Consider installing pyenv following the advice here to instead update and use a relevant Python version. Note - the instructions reference 3.7.3, which was the latest python version when the article was written. Check for the latest version number, e.g. 3.9.6 or later and use that in place of 3.7.3 in those instructions.

Watch for error messages in the output of each step, installing pyenv may involve some additional commands such as updating your homebrew, pip, etc along the way.

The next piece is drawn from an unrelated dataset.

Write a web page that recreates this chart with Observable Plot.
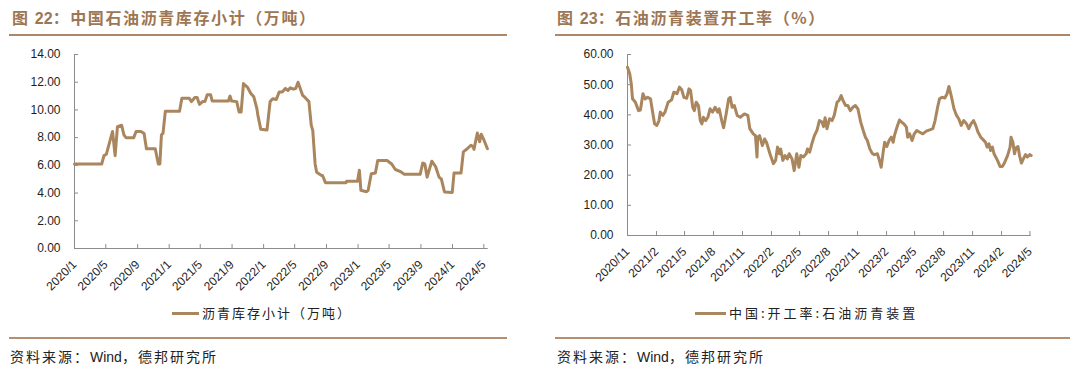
<!DOCTYPE html>
<html><head><meta charset="utf-8">
<script src="https://cdn.jsdelivr.net/npm/d3@7"></script>
<script src="https://cdn.jsdelivr.net/npm/@observablehq/plot@0.6"></script>
<style>
body{margin:0;background:#fff;width:1080px;height:372px;position:relative;overflow:hidden;font-family:"Noto Sans CJK SC",sans-serif;}
.abs{position:absolute;}
.title{font-size:16px;line-height:18px;color:#9d7653;font-weight:bold;letter-spacing:1.6px;white-space:nowrap;}
.title .n{font-family:"Liberation Sans",Arial,sans-serif;letter-spacing:0;}
.rule{height:2px;background:#ad8868;}
.rule2{height:1.5px;background:#b48f70;}
.legend{font-size:13px;line-height:16px;color:#222;display:flex;align-items:center;white-space:nowrap;}
.legend .sw{display:inline-block;height:3px;background:#aa865e;margin-right:3px;}
.src{font-size:14px;line-height:18px;color:#222;letter-spacing:2px;white-space:nowrap;}
.src .w{font-family:"Liberation Sans",Arial,sans-serif;letter-spacing:0;}
</style></head><body>
<div class="abs title" style="left:12px;top:8px">图 <span class="n">22</span>：中国石油沥青库存小计（万吨）</div>
<div class="abs rule" style="left:9px;top:34px;width:498px"></div>
<div class="abs title" style="left:557px;top:8px">图 <span class="n">23</span>：石油沥青装置开工率（%）</div>
<div class="abs rule" style="left:555px;top:34px;width:515px"></div>
<div id="left" class="abs" style="left:0;top:0"></div>
<div id="right" class="abs" style="left:540px;top:0"></div>
<div class="abs legend" style="left:172px;top:305px;letter-spacing:2px"><span class="sw" style="width:27px"></span>沥青库存小计（万吨）</div>
<div class="abs legend" style="left:695px;top:305px;letter-spacing:3px"><span class="sw" style="width:31px"></span>中国:开工率:石油沥青装置</div>
<div class="abs rule2" style="left:9px;top:337px;width:498px"></div>
<div class="abs rule2" style="left:555px;top:337px;width:515px"></div>
<div class="abs src" style="left:10px;top:347px">资料来源：<span class="w">Wind</span>，德邦研究所</div>
<div class="abs src" style="left:557px;top:347px">资料来源：<span class="w">Wind</span>，德邦研究所</div>
<script>
// ---- Chart 22: 中国石油沥青库存小计（万吨）----
const datesA = ["2020-01-01","2020-04-15","2020-04-24","2020-05-03","2020-05-27","2020-06-06","2020-06-15","2020-07-01","2020-07-10","2020-07-18","2020-08-17","2020-08-26","2020-09-14","2020-09-26","2020-10-05","2020-11-08","2020-11-20","2020-11-26","2020-12-02","2020-12-08","2020-12-17","2021-02-10","2021-02-19","2021-03-19","2021-03-28","2021-04-10","2021-04-19","2021-04-28","2021-05-10","2021-05-19","2021-05-28","2021-06-10","2021-06-16","2021-08-18","2021-08-24","2021-08-30","2021-09-19","2021-09-28","2021-10-06","2021-10-15","2021-10-30","2021-11-12","2021-11-24","2021-12-06","2021-12-09","2021-12-21","2022-01-14","2022-01-26","2022-02-05","2022-02-19","2022-03-02","2022-03-14","2022-03-26","2022-04-05","2022-04-14","2022-04-26","2022-05-05","2022-05-14","2022-06-01","2022-06-10","2022-06-25","2022-07-04","2022-07-10","2022-07-19","2022-07-25","2022-08-10","2022-08-17","2022-08-28","2022-11-15","2022-11-18","2022-12-30","2023-01-06","2023-01-12","2023-02-03","2023-02-09","2023-02-21","2023-03-09","2023-03-18","2023-04-23","2023-05-11","2023-05-25","2023-06-14","2023-06-29","2023-08-29","2023-09-08","2023-09-16","2023-09-25","2023-10-13","2023-10-28","2023-11-10","2023-11-19","2023-12-01","2023-12-31","2024-01-07","2024-02-03","2024-02-12","2024-02-27","2024-03-12","2024-03-21","2024-03-24","2024-04-06","2024-04-15","2024-04-21","2024-04-30","2024-05-15"];
const valuesA = [6.1,6.1,6.7,6.8,8.45,6.7,8.8,8.9,8.2,8.0,8.0,8.45,8.45,8.3,7.2,7.2,6.1,6.1,8.2,8.3,9.9,9.9,10.85,10.85,10.6,10.9,10.9,10.4,10.6,10.6,11.1,11.1,10.65,10.65,11.0,10.65,10.6,9.85,9.85,11.9,11.65,11.2,10.95,10.1,9.7,8.6,8.55,10.6,10.8,10.75,11.3,11.3,11.55,11.4,11.6,11.5,11.55,12.0,11.05,10.9,10.6,8.9,8.5,6.1,5.5,5.3,5.25,4.75,4.75,4.85,4.85,5.65,4.2,4.1,4.2,5.4,5.45,6.35,6.35,6.1,5.7,5.55,5.35,5.35,6.17,6.1,5.15,6.3,5.9,5.15,5.0,4.08,4.05,5.45,5.45,6.97,7.2,7.45,7.35,7.15,8.33,7.7,8.25,7.9,7.2];
const xTickLabelsA = ["2020/1","2020/5","2020/9","2021/1","2021/5","2021/9","2022/1","2022/5","2022/9","2023/1","2023/5","2023/9","2024/1","2024/5"];
const yTicksA = [0,2,4,6,8,10,12,14];
const xRangeA = ["2020-01-01","2024-05-18"];

// ---- Chart 23: 石油沥青装置开工率（%）----
const datesB = ["2020-11-01","2020-11-08","2020-11-13","2020-11-17","2020-11-26","2020-12-06","2020-12-12","2020-12-20","2020-12-27","2021-01-04","2021-01-13","2021-01-18","2021-01-26","2021-02-02","2021-02-09","2021-02-13","2021-02-21","2021-02-28","2021-03-10","2021-03-21","2021-03-28","2021-04-07","2021-04-15","2021-04-22","2021-04-29","2021-05-08","2021-05-15","2021-05-20","2021-05-27","2021-06-01","2021-06-07","2021-06-14","2021-06-20","2021-06-25","2021-06-30","2021-07-07","2021-07-14","2021-07-21","2021-07-29","2021-08-06","2021-08-14","2021-08-19","2021-08-27","2021-09-02","2021-09-10","2021-09-18","2021-09-23","2021-09-29","2021-10-06","2021-10-15","2021-10-25","2021-11-07","2021-11-18","2021-11-24","2021-12-05","2021-12-12","2021-12-17","2021-12-19","2021-12-25","2022-01-03","2022-01-10","2022-01-16","2022-01-27","2022-02-07","2022-02-14","2022-02-20","2022-02-26","2022-03-02","2022-03-09","2022-03-16","2022-03-23","2022-03-29","2022-04-07","2022-04-14","2022-04-22","2022-04-29","2022-05-05","2022-05-13","2022-05-22","2022-05-26","2022-06-02","2022-06-09","2022-06-17","2022-06-25","2022-07-03","2022-07-11","2022-07-16","2022-07-21","2022-07-27","2022-08-04","2022-08-12","2022-08-19","2022-08-28","2022-09-03","2022-09-10","2022-09-16","2022-09-24","2022-10-01","2022-10-09","2022-10-17","2022-10-25","2022-11-02","2022-11-11","2022-11-19","2022-11-26","2022-12-02","2022-12-10","2022-12-17","2022-12-24","2023-01-03","2023-01-08","2023-01-15","2023-01-22","2023-01-26","2023-02-02","2023-02-09","2023-02-16","2023-02-22","2023-02-26","2023-03-06","2023-03-14","2023-03-21","2023-03-28","2023-04-05","2023-04-09","2023-04-15","2023-04-23","2023-04-30","2023-05-08","2023-05-16","2023-05-27","2023-06-07","2023-06-18","2023-06-28","2023-07-05","2023-07-13","2023-07-19","2023-07-27","2023-08-05","2023-08-12","2023-08-18","2023-08-25","2023-09-03","2023-09-11","2023-09-18","2023-09-26","2023-10-04","2023-10-13","2023-10-20","2023-10-27","2023-11-04","2023-11-11","2023-11-18","2023-11-27","2023-12-05","2023-12-12","2023-12-17","2023-12-23","2023-12-28","2024-01-03","2024-01-08","2024-01-19","2024-01-27","2024-02-04","2024-02-11","2024-02-20","2024-02-28","2024-03-02","2024-03-08","2024-03-13","2024-03-18","2024-03-24","2024-03-29","2024-04-04","2024-04-10","2024-04-17","2024-04-23","2024-04-30","2024-05-05"];
const valuesB = [55.8,53.6,50.3,45.3,44.2,41.4,41.6,47.0,45.3,45.8,45.3,42.0,37.0,36.5,38.1,40.9,39.8,40.9,44.2,45.0,47.5,47.0,49.2,48.3,45.8,45.5,48.6,48.1,42.5,41.4,44.2,43.1,38.1,37.0,39.2,38.1,39.2,42.0,40.9,42.5,40.9,42.0,38.1,35.7,40.3,45.3,45.8,42.5,43.1,39.8,39.2,40.3,39.8,35.4,33.7,33.1,26.0,32.6,33.1,29.8,32.0,30.9,27.1,23.8,24.9,29.3,27.1,28.7,24.9,26.5,25.4,27.1,25.4,21.5,27.1,22.6,26.5,26.0,27.1,28.7,27.6,30.4,33.1,34.8,38.1,37.6,36.1,39.0,35.4,38.7,38.1,39.8,44.2,44.7,46.4,44.7,43.1,43.1,41.4,42.5,43.1,42.0,37.6,34.8,32.6,31.5,28.7,27.3,26.8,27.1,25.4,22.6,28.2,30.9,29.5,31.5,32.6,30.9,33.1,35.9,38.3,37.6,37.0,35.9,32.6,33.7,31.5,33.7,34.8,34.3,33.7,34.6,35.0,35.4,38.1,42.5,45.3,45.8,45.6,47.0,49.4,46.4,42.0,39.8,38.7,36.5,38.1,37.0,35.4,37.0,38.1,36.5,34.3,32.6,31.7,30.9,29.3,30.4,28.2,29.3,27.1,24.9,22.9,22.9,24.3,26.5,29.3,32.6,30.9,27.1,29.1,29.5,26.5,24.0,25.4,26.8,26.0,26.8,26.5];
const xTickLabelsB = ["2020/11","2021/2","2021/5","2021/8","2021/11","2022/2","2022/5","2022/8","2022/11","2023/2","2023/5","2023/8","2023/11","2024/2","2024/5"];
const yTicksB = [0,10,20,30,40,50,60];
const xRangeB = ["2020-11-01","2024-05-05"];

const parseDay = d3.utcParse("%Y-%m-%d");
const parseTick = d3.utcParse("%Y/%m");
const fmtTick = d => `${d.getUTCFullYear()}/${d.getUTCMonth() + 1}`;
const LINE = "#aa865e", AXIS = "#8c8c8c", TEXT = "#1e1e1e";

function panel({dates, values, tickLabels, yTicks, xRange, marginLeft, marginRight, marginBottom}) {
  const data = dates.map((d, i) => ({date: parseDay(d), value: values[i]}));
  const xTicks = tickLabels.map(parseTick);
  const x0 = parseDay(xRange[0]);
  return Plot.plot({
    width: 510, height: 300,
    marginLeft, marginRight, marginTop: 54, marginBottom,
    style: {fontFamily: "'Liberation Sans', Arial, sans-serif", fontSize: "12px", color: TEXT, background: "transparent", overflow: "visible"},
    x: {type: "utc", domain: xRange.map(parseDay), label: null},
    y: {domain: [yTicks[0], yTicks[yTicks.length - 1]], label: null},
    marks: [
      Plot.axisY({ticks: yTicks, tickFormat: d => d.toFixed(2), tickSize: -4, tickPadding: 18, stroke: AXIS, fill: TEXT, fontSize: 12, label: null}),
      Plot.axisX({ticks: xTicks, tickFormat: fmtTick, tickRotate: -45, tickSize: -4, tickPadding: 18, stroke: AXIS, fill: TEXT, fontSize: 12, label: null}),
      Plot.ruleX([x0], {stroke: AXIS}),
      Plot.ruleY([yTicks[0]], {stroke: AXIS}),
      Plot.lineY(data, {x: "date", y: "value", stroke: LINE, strokeWidth: 3, strokeLinejoin: "round"})
    ]
  });
}

document.getElementById("left").append(panel({dates: datesA, values: valuesA, tickLabels: xTickLabelsA, yTicks: yTicksA, xRange: xRangeA, marginLeft: 74, marginRight: 22.3, marginBottom: 52}));
document.getElementById("right").append(panel({dates: datesB, values: valuesB, tickLabels: xTickLabelsB, yTicks: yTicksB, xRange: xRangeB, marginLeft: 87, marginRight: 19.3, marginBottom: 65}));
</script>
</body></html>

To run with pyenv, follow these instructions, summarized here:

  1. which python will likely return /usr/local/bin/python, so run PATH=$(pyenv root)/shims:$PATH, then which python should return /Users/my_username/.pyenv/shims/python.
  2. Run echo 'PATH=$(pyenv root)/shims:$PATH' >> ~/.bashrc then python -V to check the version (should be the version you want, e.g. 3.9.6).
  3. Run python -m venv venv (no output) then source ./venv/bin/activate, and a (venv) should show up to the left of your device name now. You're now running the virtual environment for this terminal session and can proceed to use the above OH API calls.